The last one in particular has resulted in volatile equity markets and an epic surge in bond yields that saw rates double on 10-year US Treasuries and more than triple on UK government bonds.
While analysts say many of these same issues will continue to have an impact in 2023, things are bound to be less dramatic this year.
Top strategists, including those from Lazard and Morgan Stanley, believe inflation pressures have already peaked across most developed economies, meaning central banks will likely slow the pace of their rate hikes sometime in 2023.
While the rate increases still run the risk of recession in some countries, economic growth could revive in the latter months of the year. This will bode well for corporate earnings.
Investing will help you stay ahead of inflation
Australia's annual inflation rate peaked at a 30-year high of 7.3% at the end of 2022. Economists broadly expect inflation to stay high over the next year despite the Reserve Bank of Australia's (RBA) rapid rate increases, mainly because commodities prices are still running strong.
That would translate into an erosion in the value of your savings if you hold on to it in the form of cash. According to MoneySmart, the average return on cash in Australia has been 3% over the last decade.
By contrast, the average return on ASX shares has been 6.5%. In fact, investing over a long period has been proven to be one of the best ways to beat inflation. Stocks, bonds, gold, property and even energy commodities are among the favourite investment options to prevent loss of value.
Look to 2032, not 2023: Long-term investing
Long-term investing involves putting your money to work and leaving it to grow for years or decades. Rather than focusing on short-term vagaries of the market or things such as interest rates, long-term investors focus on the performance of the business itself.
For instance, while the S&P 500 lost 20% of its value in 2022's downturn, it still shows an average of 11.82% per year between 1928 and 2021. Long-term investments almost always outperform the market compared to investors trying to time their holdings.
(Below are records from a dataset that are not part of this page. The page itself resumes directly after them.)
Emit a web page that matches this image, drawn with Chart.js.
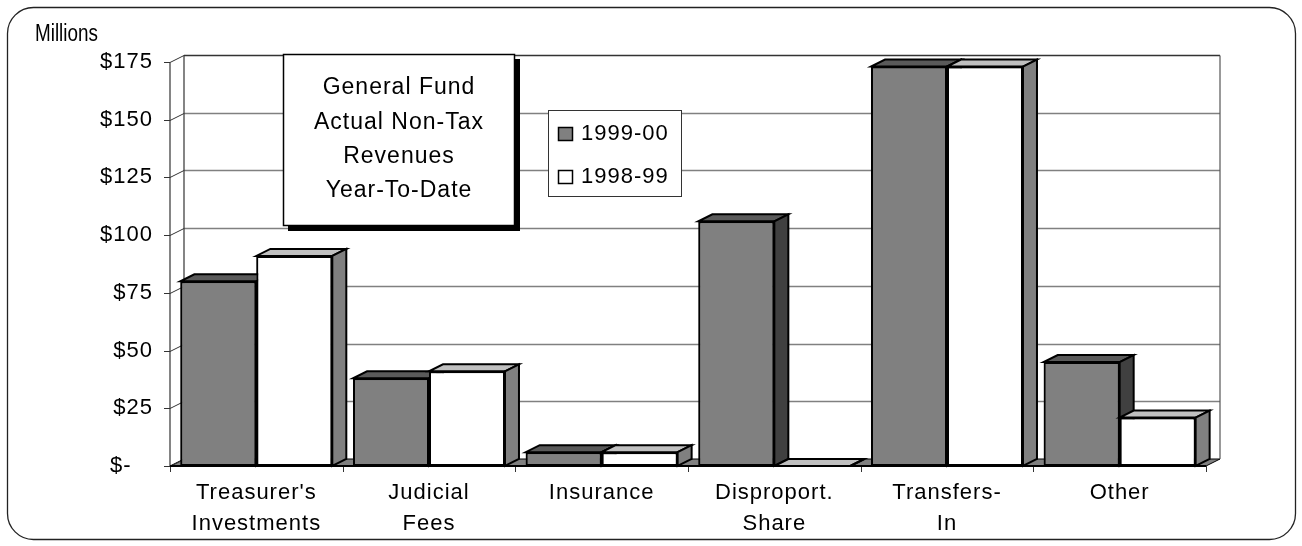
<!DOCTYPE html>
<html><head><meta charset="utf-8">
<script src="https://cdn.jsdelivr.net/npm/chart.js@4"></script>
<style>html,body{margin:0;padding:0;background:#fff}canvas{display:block}</style>
</head><body>
<canvas id="c" width="1302" height="546"></canvas>
<script>
const categories = [["Treasurer's","Investments"],["Judicial","Fees"],["Insurance"],["Disproport.","Share"],["Transfers-","In"],["Other"]];
const seriesNames = ["1999-00","1998-99"];
const values9900 = [80, 38, 6, 106, 173, 45];
const values9899 = [91, 41, 6, 0, 173, 21];
const yTicks = [0,25,50,75,100,125,150,175];
const titleLines = ["General Fund","Actual Non-Tax","Revenues","Year-To-Date"];
const unitLabel = "Millions";

const FONT = "'Liberation Sans', Arial, sans-serif";
const DX = 14, DY = 7;
const frontColors = ['#808080','#ffffff'];
const topColors = ['#5a5a5a','#c0c0c0'];
const sideColors = ['#404040','#808080'];

function poly(ctx, pts, fill, stroke, lw){
  ctx.beginPath();
  ctx.moveTo(pts[0][0], pts[0][1]);
  for (let i=1;i<pts.length;i++) ctx.lineTo(pts[i][0], pts[i][1]);
  ctx.closePath();
  if (fill){ ctx.fillStyle = fill; ctx.fill(); }
  if (stroke){ ctx.strokeStyle = stroke; ctx.lineWidth = lw||1; ctx.lineJoin='miter'; ctx.stroke(); }
}
function line(ctx, x1,y1,x2,y2, color, lw){
  ctx.beginPath(); ctx.moveTo(x1,y1); ctx.lineTo(x2,y2);
  ctx.strokeStyle=color; ctx.lineWidth=lw||1; ctx.stroke();
}

const deco = {
  id:'deco',
  beforeDraw(chart){
    const ctx = chart.ctx;
    ctx.letterSpacing = '1px';
    ctx.save();
    ctx.fillStyle='#fff'; ctx.fillRect(0,0,chart.width,chart.height);
    ctx.beginPath();
    ctx.roundRect(7.5, 7.5, 1288, 532, 26);
    ctx.strokeStyle='#222'; ctx.lineWidth=1.3; ctx.stroke();
    ctx.letterSpacing='0px';
    ctx.translate(35, 35); ctx.scale(0.82,1);
    ctx.font = `23px ${FONT}`; ctx.fillStyle='#000'; ctx.textBaseline='middle'; ctx.textAlign='left';
    ctx.fillText(unitLabel, 0, 0);
    ctx.restore();
    ctx.letterSpacing = '1px';
  },
  beforeDatasetsDraw(chart){
    const {ctx, chartArea:a, scales} = chart;
    const y = scales.y, L=a.left, R=a.right, B=a.bottom;
    ctx.save();
    poly(ctx, [[L,B],[R,B],[R+DX,B-DY],[L+DX,B-DY]], '#808080', '#000', 1);
    y.ticks.forEach(t=>{
      const py = Math.round(y.getPixelForValue(t.value)) + 0.5;
      if (t.value > 0 && t.value < 175) line(ctx, L+DX, py-DY, R+DX, py-DY, '#808080', 1.5);
      line(ctx, L, py, L+DX, py-DY, '#333', 1);
      line(ctx, L-6, py, L, py, '#333', 1);
    });
    const topY = Math.round(y.getPixelForValue(175)) + 0.5;
    line(ctx, L+DX, topY-DY, R+DX, topY-DY, '#333', 1.5);
    line(ctx, L+DX, topY-DY, L+DX, B-DY, '#333', 1.2);
    line(ctx, R+DX, topY-DY, R+DX, B-DY, '#555', 1.2);
    line(ctx, L, topY, L, B, '#333', 1.2);
    const n = categories.length, w = (R-L)/n;
    for (let k=0;k<=n;k++){
      const xb = Math.round(L + k*w)+0.5;
      line(ctx, xb, B, xb, B+6, '#333', 1);
    }
    line(ctx, L, B, R, B, '#000', 2);
    ctx.restore();
  },
  afterDatasetsDraw(chart){
    const ctx = chart.ctx;
    const metas = [chart.getDatasetMeta(0), chart.getDatasetMeta(1)];
    ctx.save();
    for (let c=0;c<categories.length;c++){
      metas.forEach((meta,i)=>{
        const bar = meta.data[c];
        bar.draw(ctx, chart.chartArea);
        const p = bar.getProps(['x','y','base','width'], true);
        const l = p.x - p.width/2, r = p.x + p.width/2, t = p.y, b = p.base;
        poly(ctx, [[l,t],[r,t],[r+DX,t-DY],[l+DX,t-DY]], topColors[i], '#000', 2);
        poly(ctx, [[r,t],[r+DX,t-DY],[r+DX,b-DY],[r,b]], sideColors[i], '#000', 2);
      });
    }
    ctx.restore();
  },
  afterDraw(chart){
    const ctx = chart.ctx;
    ctx.save();
    ctx.fillStyle='#000'; ctx.fillRect(288, 59, 232, 172);
    ctx.fillStyle='#fff'; ctx.fillRect(283, 54, 232, 172);
    ctx.strokeStyle='#000'; ctx.lineWidth=1.5; ctx.strokeRect(283.5, 54.5, 231, 171);
    ctx.font = `23px ${FONT}`; ctx.fillStyle='#000'; ctx.textAlign='center'; ctx.textBaseline='middle';
    titleLines.forEach((s,k)=> ctx.fillText(s, 399, 88 + k*34.3));
    ctx.fillStyle='#fff'; ctx.fillRect(548, 110, 134, 87);
    ctx.strokeStyle='#333'; ctx.lineWidth=1; ctx.strokeRect(548.5, 110.5, 133, 86);
    ctx.font = `22px ${FONT}`; ctx.textAlign='left';
    seriesNames.forEach((s,k)=>{
      const cy = 134 + k*43;
      ctx.fillStyle = frontColors[k]; ctx.fillRect(558, cy-7, 15, 14);
      ctx.strokeStyle='#000'; ctx.lineWidth=1.5; ctx.strokeRect(558.5, cy-6.5, 14, 13);
      ctx.fillStyle='#000'; ctx.fillText(s, 581, cy);
    });
    ctx.restore();
  }
};

new Chart(document.getElementById('c'), {
  type:'bar',
  data:{
    labels: categories,
    datasets:[
      {label: seriesNames[0], data: values9900, backgroundColor: frontColors[0], borderColor:'#000', borderWidth:2, borderSkipped:false},
      {label: seriesNames[1], data: values9899, backgroundColor: frontColors[1], borderColor:'#000', borderWidth:2, borderSkipped:false}
    ]
  },
  options:{
    responsive:false, animation:false, devicePixelRatio:1,
    layout:{padding:{left:0, top:62, right:96, bottom:0}},
    datasets:{bar:{categoryPercentage:0.88, barPercentage:1.0}},
    plugins:{legend:{display:false}, tooltip:{enabled:false}, title:{display:false}},
    scales:{
      x:{
        grid:{display:false, drawTicks:false}, border:{display:false},
        ticks:{autoSkip:false, maxRotation:0, minRotation:0, padding:12, color:'#000',
               font:{family:FONT, size:22, lineHeight:1.4}},
        afterFit(s){ s.height = 80; }
      },
      y:{
        min:0, max:175,
        grid:{display:false, drawTicks:false}, border:{display:false},
        afterBuildTicks(s){ s.ticks = yTicks.map(v=>({value:v})); },
        ticks:{padding:17, color:'#000', font:{family:FONT, size:22},
               callback:(v)=> v===0 ? '$-   ' : '$'+v},
        afterFit(s){ s.width = 170; }
      }
    }
  },
  plugins:[deco]
});
</script>
</body></html>
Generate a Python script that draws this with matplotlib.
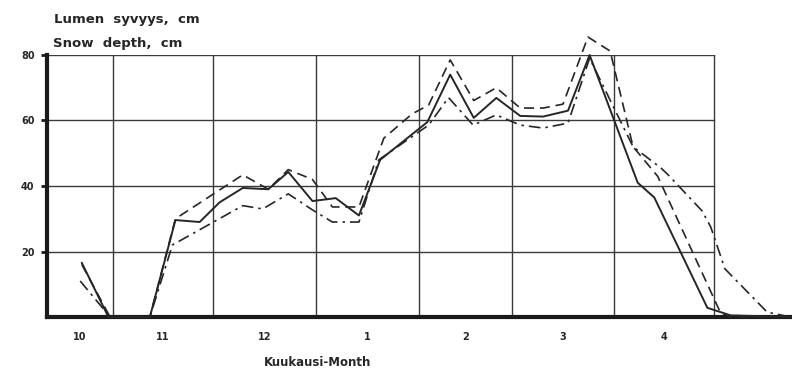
import matplotlib
matplotlib.use("Agg")
import matplotlib.pyplot as plt

# x = days counted from 1 November, y = snow depth in cm
solid_x = [-9.5, -1.5, 11, 18.7, 26, 32, 39, 46.7, 52.7, 60, 67, 74, 80.4, 94.6,
           101.5, 108.6, 115.4, 122.6, 129.5, 137, 143.5, 158, 163, 179, 186, 204]
solid_y = [16.5, 0, 0, 29.6, 29, 35, 39.4, 39, 44.3, 35.4, 36.3, 31, 48, 59.5,
           74, 60.8, 66.9, 61.4, 61.2, 63, 80, 41, 36.5, 2.8, 0.5, 0]

dash_x = [-9.5, -1, 11, 18.7, 39, 46.7, 52.7, 60, 66, 74, 81.5, 90, 95, 101.5,
          108.6, 115.4, 122.6, 129.5, 135.5, 143, 149.7, 156.6, 164, 183, 186, 204]
dash_y = [16, 0, 0, 30, 43.4, 39, 45, 42, 33.6, 33.6, 54.6, 62, 64.7, 78.5,
          66.1, 70, 63.8, 63.8, 65, 85.5, 81.2, 52, 43, 1.2, 0, 0]

dd_x = [-10, -1, 11, 17.8, 39, 45, 52.7, 60, 66, 74, 80, 95, 101, 108.4,
        115.4, 122.6, 129.5, 137, 143.5, 156.6, 165, 167, 177.4, 180, 184.3, 197, 204]
dd_y = [11, 0, 0, 22, 34, 33, 37.6, 32.7, 29, 29, 48, 58.6, 67, 58.6,
        61.7, 58.6, 57.7, 59.2, 79, 52, 45.5, 43.6, 32.4, 27.5, 14.7, 1.5, 0]

month_edges = [0, 30, 61, 92, 120, 151, 181]
month_mid = [-10, 15, 45.5, 76.5, 106, 135.5, 166]
month_labels = ["10", "11", "12", "1", "2", "3", "4"]
y_ticks = [20, 40, 60, 80]

ink = "#262626"

fig = plt.figure(figsize=(7.92, 3.71), dpi=100)
ax = fig.add_axes([47 / 792, 54 / 371, 1 - 47 / 792, 262 / 371])
ax.set_xlim(-20, 204.5)
ax.set_ylim(0, 80)

# grid drawn by hand since it stops at 1 May
for y in y_ticks:
    ax.plot([-20, 181], [y, y], color="#3a3a3a", lw=1.0, zorder=1)
for x in month_edges:
    ax.plot([x, x], [0, 80], color="#3a3a3a", lw=1.0, zorder=1)

ax.plot(solid_x, solid_y, color=ink, lw=1.4, clip_on=False, zorder=3)
ax.plot(dash_x, dash_y, color=ink, lw=1.2, dashes=(6, 3.5), clip_on=False, zorder=3)
ax.plot(dd_x, dd_y, color=ink, lw=1.2, dashes=(7, 3, 1.5, 3), clip_on=False, zorder=3)

for s in ["top", "right"]:
    ax.spines[s].set_visible(False)
for s in ["left", "bottom"]:
    ax.spines[s].set_linewidth(3)
    ax.spines[s].set_color("#1a1a1a")

ax.set_yticks(y_ticks)
ax.set_yticklabels([str(v) for v in y_ticks], fontsize=7, fontweight="bold", color=ink)
ax.tick_params(axis="y", length=4, width=2, color="#1a1a1a", pad=5)
ax.set_xticks(month_mid)
ax.set_xticklabels(month_labels, fontsize=7, fontweight="bold", color=ink)
ax.tick_params(axis="x", length=0, pad=11)

fig.text(54 / 792, 1 - 19 / 371, "Lumen  syvyys,  cm", fontsize=9.5, fontweight="bold",
         color=ink, va="center")
fig.text(53 / 792, 1 - 44 / 371, "Snow  depth,  cm", fontsize=9.5, fontweight="bold",
         color=ink, va="center")
fig.text(318 / 792, 1 - 362 / 371, "Kuukausi-Month", fontsize=8.5, fontweight="bold",
         color=ink, ha="center", va="center")

fig.savefig("out.png", dpi=100)
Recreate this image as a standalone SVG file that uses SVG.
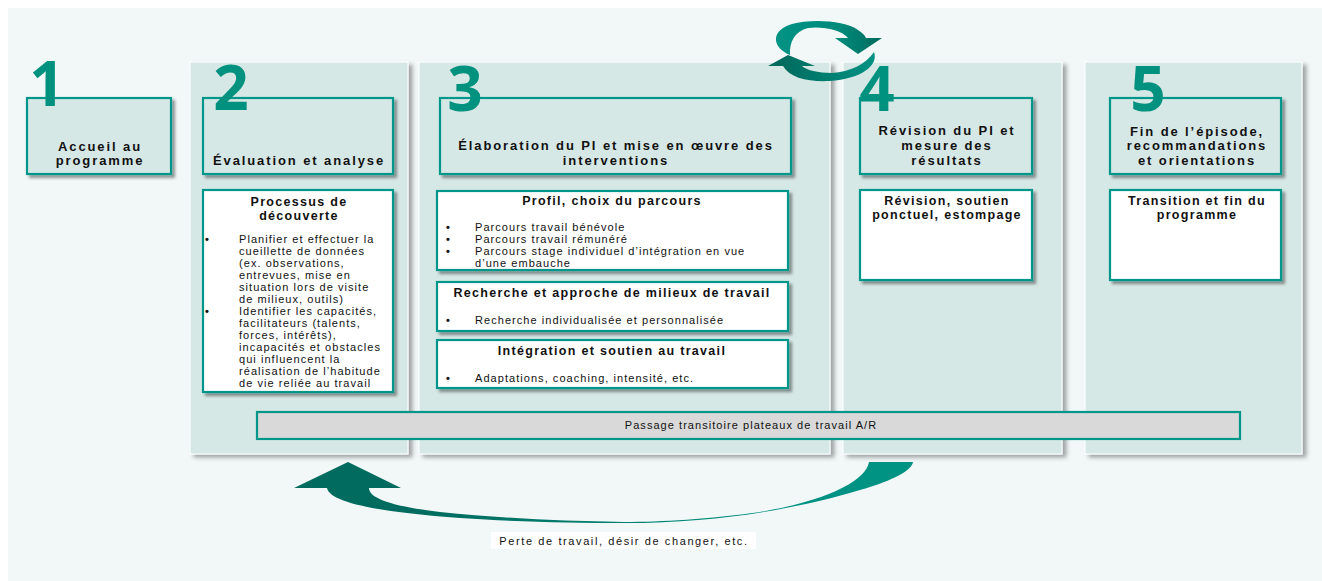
<svg xmlns="http://www.w3.org/2000/svg" width="1322" height="581" viewBox="0 0 1322 581">
<defs>
<style>
.panel{fill:#d6e8e6;stroke:#ffffff;stroke-width:1}
.hbox{fill:#d6e8e6;stroke:#00968a;stroke-width:2.2}
.wbox{fill:#ffffff;stroke:#00968a;stroke-width:2.2}
.num{font-family:"Open Sans","DejaVu Sans",sans-serif;font-weight:700;font-size:62px;fill:#00917f;text-anchor:middle}
.hd{font-family:"Liberation Sans",Arial,sans-serif;font-weight:700;font-size:13px;letter-spacing:1.9px;fill:#111;text-anchor:middle}
.st{font-family:"Liberation Sans",Arial,sans-serif;font-weight:700;font-size:12.5px;letter-spacing:1.3px;fill:#111;text-anchor:middle}
.bd{font-family:"Liberation Sans",Arial,sans-serif;font-size:11px;letter-spacing:1.05px;fill:#111}
.bl{font-family:"Liberation Sans",Arial,sans-serif;font-size:11px;font-weight:700;fill:#111}
.ctr{text-anchor:middle}
</style>
<filter id="sh" x="-10%" y="-10%" width="130%" height="130%">
<feDropShadow dx="3" dy="3" stdDeviation="1.5" flood-color="#000" flood-opacity="0.4"/>
</filter>
<filter id="psh" x="-10%" y="-10%" width="130%" height="130%">
<feDropShadow dx="4" dy="3" stdDeviation="2" flood-color="#000" flood-opacity="0.35"/>
</filter>
<linearGradient id="gBottom" gradientUnits="userSpaceOnUse" x1="420" y1="0" x2="800" y2="0">
<stop offset="0" stop-color="#006b5e"/>
<stop offset="1" stop-color="#009283"/>
</linearGradient>
<linearGradient id="gTop" gradientUnits="userSpaceOnUse" x1="780" y1="0" x2="880" y2="0">
<stop offset="0" stop-color="#009283"/>
<stop offset="0.6" stop-color="#008a7a"/>
<stop offset="1" stop-color="#006b5e"/>
</linearGradient>
<linearGradient id="gLow" gradientUnits="userSpaceOnUse" x1="780" y1="0" x2="875" y2="0">
<stop offset="0" stop-color="#006b5e"/>
<stop offset="1" stop-color="#009283"/>
</linearGradient>
</defs>

<rect x="0" y="0" width="1322" height="581" fill="#ffffff"/>
<rect x="8" y="8" width="1314" height="573" fill="#f2f8f8"/>

<!-- Column panels -->
<g id="panel2"><rect class="panel" x="190" y="62" width="218" height="392" filter="url(#psh)"/></g>
<g id="panel3"><rect class="panel" x="419" y="62" width="411" height="392" filter="url(#psh)"/></g>
<g id="panel4"><rect class="panel" x="843" y="62" width="219" height="392" filter="url(#psh)"/></g>
<g id="panel5"><rect class="panel" x="1085" y="62" width="217" height="392" filter="url(#psh)"/></g>

<!-- Step 1 -->
<g id="step1">
<rect class="hbox" x="27" y="98" width="144" height="76" filter="url(#sh)"/>
<text class="num" x="47" y="106">1</text>
<text class="hd" x="100" y="151">Accueil au</text>
<text class="hd" x="100" y="165">programme</text>
</g>

<!-- Step 2 -->
<g id="step2">
<rect class="hbox" x="203" y="98" width="190" height="76" filter="url(#sh)"/>
<text class="num" x="231" y="110">2</text>
<text class="hd" x="299" y="165">Évaluation et analyse</text>
</g>
<g id="box2">
<rect class="wbox" x="203" y="190" width="190" height="202" filter="url(#sh)"/>
<text class="st" x="299" y="206">Processus de</text>
<text class="st" x="299" y="220">découverte</text>
<text class="bl" x="205" y="243">•</text>
<text class="bl" x="205" y="315">•</text>
<text class="bd" x="239" y="243">Planifier et effectuer la</text>
<text class="bd" x="239" y="255">cueillette de données</text>
<text class="bd" x="239" y="267">(ex. observations,</text>
<text class="bd" x="239" y="279">entrevues, mise en</text>
<text class="bd" x="239" y="291">situation lors de visite</text>
<text class="bd" x="239" y="303">de milieux, outils)</text>
<text class="bd" x="239" y="315">Identifier les capacités,</text>
<text class="bd" x="239" y="327">facilitateurs (talents,</text>
<text class="bd" x="239" y="339">forces, intérêts),</text>
<text class="bd" x="239" y="351">incapacités et obstacles</text>
<text class="bd" x="239" y="363">qui influencent la</text>
<text class="bd" x="239" y="375">réalisation de l’habitude</text>
<text class="bd" x="239" y="387">de vie reliée au travail</text>
</g>

<!-- Step 3 -->
<g id="step3">
<rect class="hbox" x="440" y="98" width="351" height="76" filter="url(#sh)"/>
<text class="num" x="465" y="111">3</text>
<text class="hd" x="616" y="150">Élaboration du PI et mise en œuvre des</text>
<text class="hd" x="616" y="165">interventions</text>
</g>
<g id="box3a">
<rect class="wbox" x="437" y="191" width="351" height="79" filter="url(#sh)"/>
<text class="st" x="612" y="205">Profil, choix du parcours</text>
<text class="bl" x="446" y="231">•</text>
<text class="bl" x="446" y="243">•</text>
<text class="bl" x="446" y="255">•</text>
<text class="bd" x="475" y="231">Parcours travail bénévole</text>
<text class="bd" x="475" y="243">Parcours travail rémunéré</text>
<text class="bd" x="475" y="255">Parcours stage individuel d’intégration en vue</text>
<text class="bd" x="475" y="267">d’une embauche</text>
</g>
<g id="box3b">
<rect class="wbox" x="437" y="282" width="351" height="49" filter="url(#sh)"/>
<text class="st" x="612" y="297">Recherche et approche de milieux de travail</text>
<text class="bl" x="446" y="324">•</text>
<text class="bd" x="475" y="324">Recherche individualisée et personnalisée</text>
</g>
<g id="box3c">
<rect class="wbox" x="437" y="340" width="351" height="48" filter="url(#sh)"/>
<text class="st" x="612" y="355">Intégration et soutien au travail</text>
<text class="bl" x="446" y="382">•</text>
<text class="bd" x="475" y="382">Adaptations, coaching, intensité, etc.</text>
</g>

<!-- Step 4 -->
<g id="step4">
<rect class="hbox" x="860" y="98" width="172" height="76" filter="url(#sh)"/>
<text class="num" x="877" y="111">4</text>
<text class="hd" x="947" y="135">Révision du PI et</text>
<text class="hd" x="947" y="150">mesure des</text>
<text class="hd" x="947" y="165">résultats</text>
</g>
<g id="box4">
<rect class="wbox" x="860" y="190" width="172" height="90" filter="url(#sh)"/>
<text class="st" x="947" y="205">Révision, soutien</text>
<text class="st" x="947" y="219">ponctuel, estompage</text>
</g>

<!-- Step 5 -->
<g id="step5">
<rect class="hbox" x="1110" y="98" width="171" height="76" filter="url(#sh)"/>
<text class="num" x="1148" y="111">5</text>
<text class="hd" x="1197" y="136">Fin de l’épisode,</text>
<text class="hd" x="1197" y="150">recommandations</text>
<text class="hd" x="1197" y="165">et orientations</text>
</g>
<g id="box5">
<rect class="wbox" x="1110" y="190" width="171" height="90" filter="url(#sh)"/>
<text class="st" x="1197" y="205">Transition et fin du</text>
<text class="st" x="1197" y="219">programme</text>
</g>

<!-- Transitional bar -->
<g id="passage">
<rect x="257" y="412" width="983" height="27" fill="#d9d9d9" stroke="#00968a" stroke-width="2.2"/>
<text class="bd ctr" x="751" y="429">Passage transitoire plateaux de travail A/R</text>
</g>

<!-- Connectors -->
<g id="connectors">
<path fill="url(#gBottom)" d="M 327,488 C 330,503 380,512 460,518 C 520,522 570,523 625,523 C 720,523 800,508 860,490 C 895,480 912,470 913,462 L 869,462 C 866,480 830,500 760,512 C 710,519 660,522 625,522 C 560,521 500,518 440,512 C 390,506 369,498 369,488 L 401,488 L 348,462 L 294,488 Z"/>
<path fill="url(#gTop)" d="M 790,55 C 771,47 771,30 792,24 C 810,19 845,20 858,30 C 862,33 865,35 866,38 L 882,38 L 858,54 L 835,38 L 848,38 C 842,30 822,26 808,28 C 795,31 789,42 790,55 Z"/>
<path fill="url(#gLow)" d="M 783,66 C 790,78 808,82 830,81 C 860,79 879,66 874,52 C 866,64 850,72 832,73 C 818,73 806,70 802,66 L 815,66 L 788,55 L 768,66 Z"/>
</g>

<g id="loopLabel">
<rect x="491" y="532" width="265" height="17" fill="#ffffff"/>
<text class="bd ctr" x="624" y="545" style="letter-spacing:1.6px">Perte de travail, désir de changer, etc.</text>
</g>
</svg>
One of the main benefits of a long-term investment approach is the power of compounding money. The earlier you start saving and investing, the quicker you'll be able to start generating compounded returns. Longer-term investments also yield better returns as businesses expand and generate profits.
An investment time frame of 5–10 years is also more cost-effective than regular buying and selling of securities and paying taxes on regular transactions.
Investing can help you pay for long-term goals
Longer-term goals are generally focused on big commitments such as saving to buy a house or planning for retirement. These objectives require an approach that goes beyond buying and selling assets in the markets.
Generally, investors looking at a shorter time frame avoid certain higher return asset classes such as growth stocks because they are put off by the risk involved. A longer-term approach allows you to weather the ups and downs of the market.
Investing for a longer time frame also encourages individuals to diversify into a number of asset classes to minimise risk, which is considered a more effective and sustainable method than concentrating on a single type of investment.
According to a recent Morningstar survey, despite the decline in 2022, the vast majority of retail investors expect average annual returns of 5–10% from Australian equities over the next 10 years.